- [STATED TASK] The data below should be printed in full, exactly, and without any of its images.

- [DATA SHOWN]
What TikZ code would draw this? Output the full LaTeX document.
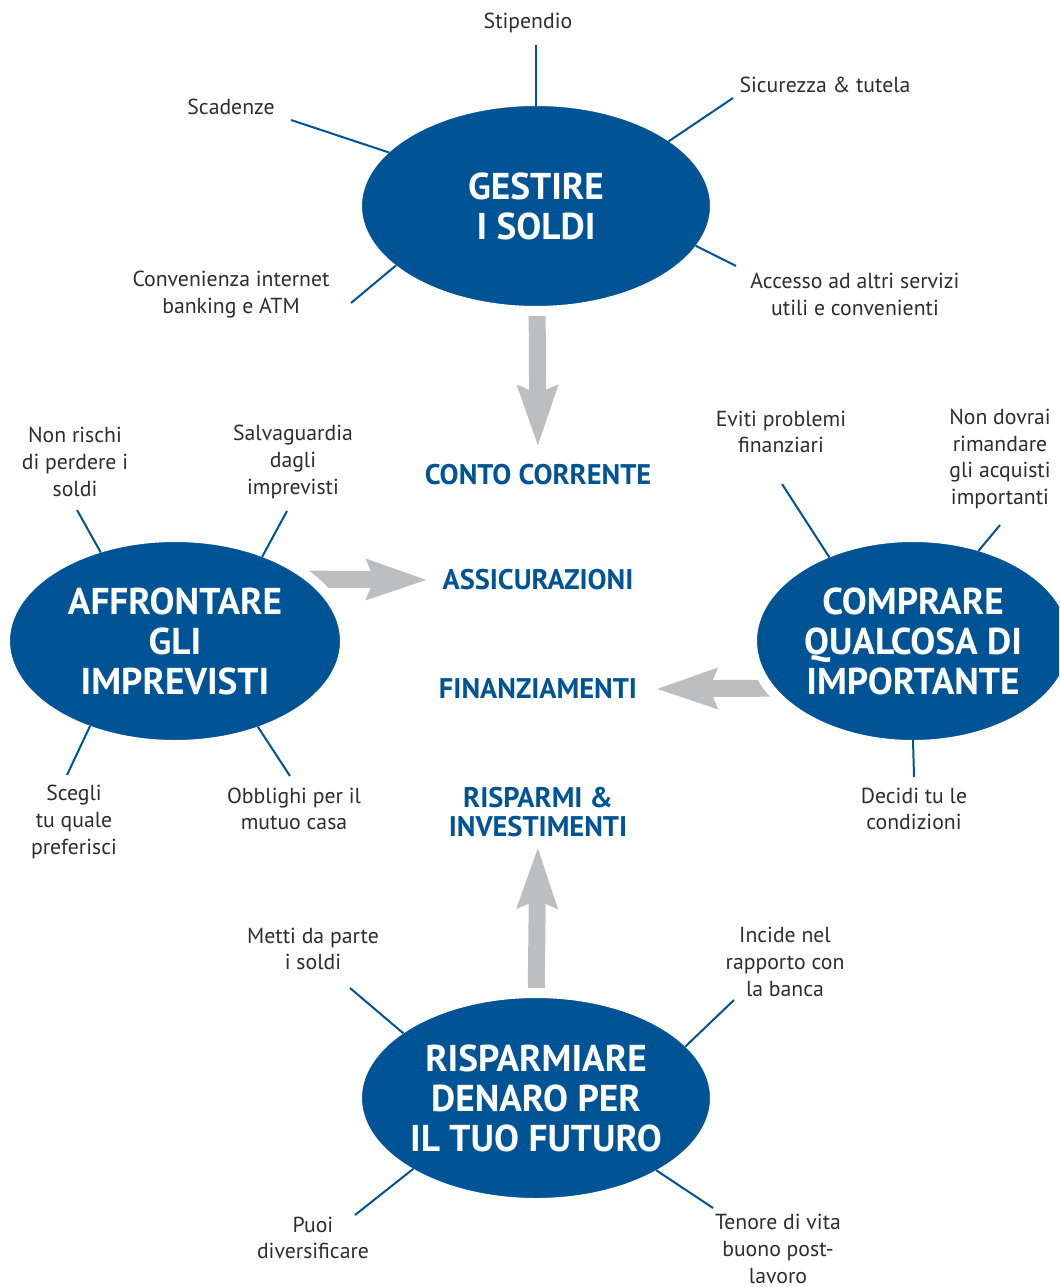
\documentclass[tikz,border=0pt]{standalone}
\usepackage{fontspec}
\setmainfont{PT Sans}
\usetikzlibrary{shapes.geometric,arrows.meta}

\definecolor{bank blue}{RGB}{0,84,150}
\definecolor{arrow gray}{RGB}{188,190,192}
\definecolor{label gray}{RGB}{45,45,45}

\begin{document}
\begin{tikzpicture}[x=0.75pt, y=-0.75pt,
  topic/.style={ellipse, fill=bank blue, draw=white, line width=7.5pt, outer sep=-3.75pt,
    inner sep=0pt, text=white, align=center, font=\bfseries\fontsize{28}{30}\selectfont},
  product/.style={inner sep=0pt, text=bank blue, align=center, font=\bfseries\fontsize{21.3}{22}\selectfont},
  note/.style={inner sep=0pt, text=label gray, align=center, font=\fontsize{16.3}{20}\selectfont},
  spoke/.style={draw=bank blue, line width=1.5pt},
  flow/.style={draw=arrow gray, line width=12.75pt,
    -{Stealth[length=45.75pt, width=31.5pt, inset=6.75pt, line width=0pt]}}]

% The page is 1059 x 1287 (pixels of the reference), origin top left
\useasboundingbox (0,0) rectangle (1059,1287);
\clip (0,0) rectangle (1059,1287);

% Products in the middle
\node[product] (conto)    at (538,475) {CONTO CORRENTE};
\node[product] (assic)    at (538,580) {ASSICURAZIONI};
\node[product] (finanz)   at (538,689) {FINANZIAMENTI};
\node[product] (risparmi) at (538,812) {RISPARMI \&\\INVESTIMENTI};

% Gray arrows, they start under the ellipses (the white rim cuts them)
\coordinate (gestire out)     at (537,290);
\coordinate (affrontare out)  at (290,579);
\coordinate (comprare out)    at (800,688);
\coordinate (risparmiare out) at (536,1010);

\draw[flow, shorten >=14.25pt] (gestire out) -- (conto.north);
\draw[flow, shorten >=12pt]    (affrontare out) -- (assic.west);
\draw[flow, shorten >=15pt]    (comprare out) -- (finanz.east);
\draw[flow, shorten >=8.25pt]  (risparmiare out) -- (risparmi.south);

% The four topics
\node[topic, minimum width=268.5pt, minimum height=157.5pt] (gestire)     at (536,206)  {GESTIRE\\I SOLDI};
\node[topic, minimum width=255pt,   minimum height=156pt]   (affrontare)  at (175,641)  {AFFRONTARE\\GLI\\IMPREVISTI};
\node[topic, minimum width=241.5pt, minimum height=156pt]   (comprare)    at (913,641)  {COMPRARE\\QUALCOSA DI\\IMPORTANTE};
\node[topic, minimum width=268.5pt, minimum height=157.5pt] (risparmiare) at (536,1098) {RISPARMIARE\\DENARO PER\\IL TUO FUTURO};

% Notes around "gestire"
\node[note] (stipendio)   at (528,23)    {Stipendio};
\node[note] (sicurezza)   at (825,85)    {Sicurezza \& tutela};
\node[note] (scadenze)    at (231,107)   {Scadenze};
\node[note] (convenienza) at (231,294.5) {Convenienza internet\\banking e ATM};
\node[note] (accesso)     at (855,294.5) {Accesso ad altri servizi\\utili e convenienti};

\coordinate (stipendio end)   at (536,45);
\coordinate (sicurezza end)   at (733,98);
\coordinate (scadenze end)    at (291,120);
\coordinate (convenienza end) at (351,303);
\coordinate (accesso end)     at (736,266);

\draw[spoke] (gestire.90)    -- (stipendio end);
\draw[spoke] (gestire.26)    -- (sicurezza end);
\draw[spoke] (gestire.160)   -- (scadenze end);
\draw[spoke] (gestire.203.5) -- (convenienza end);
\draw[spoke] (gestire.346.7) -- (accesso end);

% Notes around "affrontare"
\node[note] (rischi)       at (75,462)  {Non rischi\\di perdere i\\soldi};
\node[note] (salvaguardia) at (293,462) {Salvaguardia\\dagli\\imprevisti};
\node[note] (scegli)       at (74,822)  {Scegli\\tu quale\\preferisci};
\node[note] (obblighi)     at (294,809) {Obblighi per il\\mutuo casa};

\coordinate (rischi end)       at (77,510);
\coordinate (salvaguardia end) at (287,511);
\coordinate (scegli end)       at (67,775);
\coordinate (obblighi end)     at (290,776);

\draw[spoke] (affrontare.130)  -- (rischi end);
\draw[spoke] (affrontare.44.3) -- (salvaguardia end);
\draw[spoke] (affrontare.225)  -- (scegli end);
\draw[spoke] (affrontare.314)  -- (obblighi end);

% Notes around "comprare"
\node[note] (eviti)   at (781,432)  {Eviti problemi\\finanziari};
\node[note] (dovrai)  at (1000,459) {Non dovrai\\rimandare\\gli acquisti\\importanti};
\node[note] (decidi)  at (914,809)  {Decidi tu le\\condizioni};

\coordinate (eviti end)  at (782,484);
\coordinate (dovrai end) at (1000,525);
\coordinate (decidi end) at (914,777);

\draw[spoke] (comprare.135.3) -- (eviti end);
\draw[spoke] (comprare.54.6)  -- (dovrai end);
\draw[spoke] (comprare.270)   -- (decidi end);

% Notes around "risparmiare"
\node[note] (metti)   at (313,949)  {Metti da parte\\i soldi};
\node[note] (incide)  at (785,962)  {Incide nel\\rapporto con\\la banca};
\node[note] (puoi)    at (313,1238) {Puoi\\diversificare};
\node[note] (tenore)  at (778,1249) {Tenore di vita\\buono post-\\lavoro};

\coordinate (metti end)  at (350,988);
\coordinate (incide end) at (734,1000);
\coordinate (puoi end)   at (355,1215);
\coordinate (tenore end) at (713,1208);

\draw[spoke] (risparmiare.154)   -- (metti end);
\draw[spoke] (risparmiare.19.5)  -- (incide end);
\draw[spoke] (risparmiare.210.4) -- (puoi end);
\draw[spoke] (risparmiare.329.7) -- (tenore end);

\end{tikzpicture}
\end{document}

- [EXPECTED OUTPUT]
What TikZ code would draw this? Output the full LaTeX document.
\documentclass[tikz,border=0pt]{standalone}
\usepackage{fontspec}
\setmainfont{PT Sans}
\usetikzlibrary{shapes.geometric,arrows.meta}

\definecolor{bank blue}{RGB}{0,84,150}
\definecolor{arrow gray}{RGB}{188,190,192}
\definecolor{label gray}{RGB}{45,45,45}

\begin{document}
\begin{tikzpicture}[x=0.75pt, y=-0.75pt,
  topic/.style={ellipse, fill=bank blue, draw=white, line width=7.5pt, outer sep=-3.75pt,
    inner sep=0pt, text=white, align=center, font=\bfseries\fontsize{28}{30}\selectfont},
  product/.style={inner sep=0pt, text=bank blue, align=center, font=\bfseries\fontsize{21.3}{22}\selectfont},
  note/.style={inner sep=0pt, text=label gray, align=center, font=\fontsize{16.3}{20}\selectfont},
  spoke/.style={draw=bank blue, line width=1.5pt},
  flow/.style={draw=arrow gray, line width=12.75pt,
    -{Stealth[length=45.75pt, width=31.5pt, inset=6.75pt, line width=0pt]}}]

% The page is 1059 x 1287 (pixels of the reference), origin top left
\useasboundingbox (0,0) rectangle (1059,1287);
\clip (0,0) rectangle (1059,1287);

% Products in the middle
\node[product] (conto)    at (538,475) {CONTO CORRENTE};
\node[product] (assic)    at (538,580) {ASSICURAZIONI};
\node[product] (finanz)   at (538,689) {FINANZIAMENTI};
\node[product] (risparmi) at (538,812) {RISPARMI \&\\INVESTIMENTI};

% Gray arrows, they start under the ellipses (the white rim cuts them)
\coordinate (gestire out)     at (537,290);
\coordinate (affrontare out)  at (290,579);
\coordinate (comprare out)    at (800,688);
\coordinate (risparmiare out) at (536,1010);

\draw[flow, shorten >=14.25pt] (gestire out) -- (conto.north);
\draw[flow, shorten >=12pt]    (affrontare out) -- (assic.west);
\draw[flow, shorten >=15pt]    (comprare out) -- (finanz.east);
\draw[flow, shorten >=8.25pt]  (risparmiare out) -- (risparmi.south);

% The four topics
\node[topic, minimum width=268.5pt, minimum height=157.5pt] (gestire)     at (536,206)  {GESTIRE\\I SOLDI};
\node[topic, minimum width=255pt,   minimum height=156pt]   (affrontare)  at (175,641)  {AFFRONTARE\\GLI\\IMPREVISTI};
\node[topic, minimum width=241.5pt, minimum height=156pt]   (comprare)    at (913,641)  {COMPRARE\\QUALCOSA DI\\IMPORTANTE};
\node[topic, minimum width=268.5pt, minimum height=157.5pt] (risparmiare) at (536,1098) {RISPARMIARE\\DENARO PER\\IL TUO FUTURO};

% Notes around "gestire"
\node[note] (stipendio)   at (528,23)    {Stipendio};
\node[note] (sicurezza)   at (825,85)    {Sicurezza \& tutela};
\node[note] (scadenze)    at (231,107)   {Scadenze};
\node[note] (convenienza) at (231,294.5) {Convenienza internet\\banking e ATM};
\node[note] (accesso)     at (855,294.5) {Accesso ad altri servizi\\utili e convenienti};

\coordinate (stipendio end)   at (536,45);
\coordinate (sicurezza end)   at (733,98);
\coordinate (scadenze end)    at (291,120);
\coordinate (convenienza end) at (351,303);
\coordinate (accesso end)     at (736,266);

\draw[spoke] (gestire.90)    -- (stipendio end);
\draw[spoke] (gestire.26)    -- (sicurezza end);
\draw[spoke] (gestire.160)   -- (scadenze end);
\draw[spoke] (gestire.203.5) -- (convenienza end);
\draw[spoke] (gestire.346.7) -- (accesso end);

% Notes around "affrontare"
\node[note] (rischi)       at (75,462)  {Non rischi\\di perdere i\\soldi};
\node[note] (salvaguardia) at (293,462) {Salvaguardia\\dagli\\imprevisti};
\node[note] (scegli)       at (74,822)  {Scegli\\tu quale\\preferisci};
\node[note] (obblighi)     at (294,809) {Obblighi per il\\mutuo casa};

\coordinate (rischi end)       at (77,510);
\coordinate (salvaguardia end) at (287,511);
\coordinate (scegli end)       at (67,775);
\coordinate (obblighi end)     at (290,776);

\draw[spoke] (affrontare.130)  -- (rischi end);
\draw[spoke] (affrontare.44.3) -- (salvaguardia end);
\draw[spoke] (affrontare.225)  -- (scegli end);
\draw[spoke] (affrontare.314)  -- (obblighi end);

% Notes around "comprare"
\node[note] (eviti)   at (781,432)  {Eviti problemi\\finanziari};
\node[note] (dovrai)  at (1000,459) {Non dovrai\\rimandare\\gli acquisti\\importanti};
\node[note] (decidi)  at (914,809)  {Decidi tu le\\condizioni};

\coordinate (eviti end)  at (782,484);
\coordinate (dovrai end) at (1000,525);
\coordinate (decidi end) at (914,777);

\draw[spoke] (comprare.135.3) -- (eviti end);
\draw[spoke] (comprare.54.6)  -- (dovrai end);
\draw[spoke] (comprare.270)   -- (decidi end);

% Notes around "risparmiare"
\node[note] (metti)   at (313,949)  {Metti da parte\\i soldi};
\node[note] (incide)  at (785,962)  {Incide nel\\rapporto con\\la banca};
\node[note] (puoi)    at (313,1238) {Puoi\\diversificare};
\node[note] (tenore)  at (778,1249) {Tenore di vita\\buono post-\\lavoro};

\coordinate (metti end)  at (350,988);
\coordinate (incide end) at (734,1000);
\coordinate (puoi end)   at (355,1215);
\coordinate (tenore end) at (713,1208);

\draw[spoke] (risparmiare.154)   -- (metti end);
\draw[spoke] (risparmiare.19.5)  -- (incide end);
\draw[spoke] (risparmiare.210.4) -- (puoi end);
\draw[spoke] (risparmiare.329.7) -- (tenore end);

\end{tikzpicture}
\end{document}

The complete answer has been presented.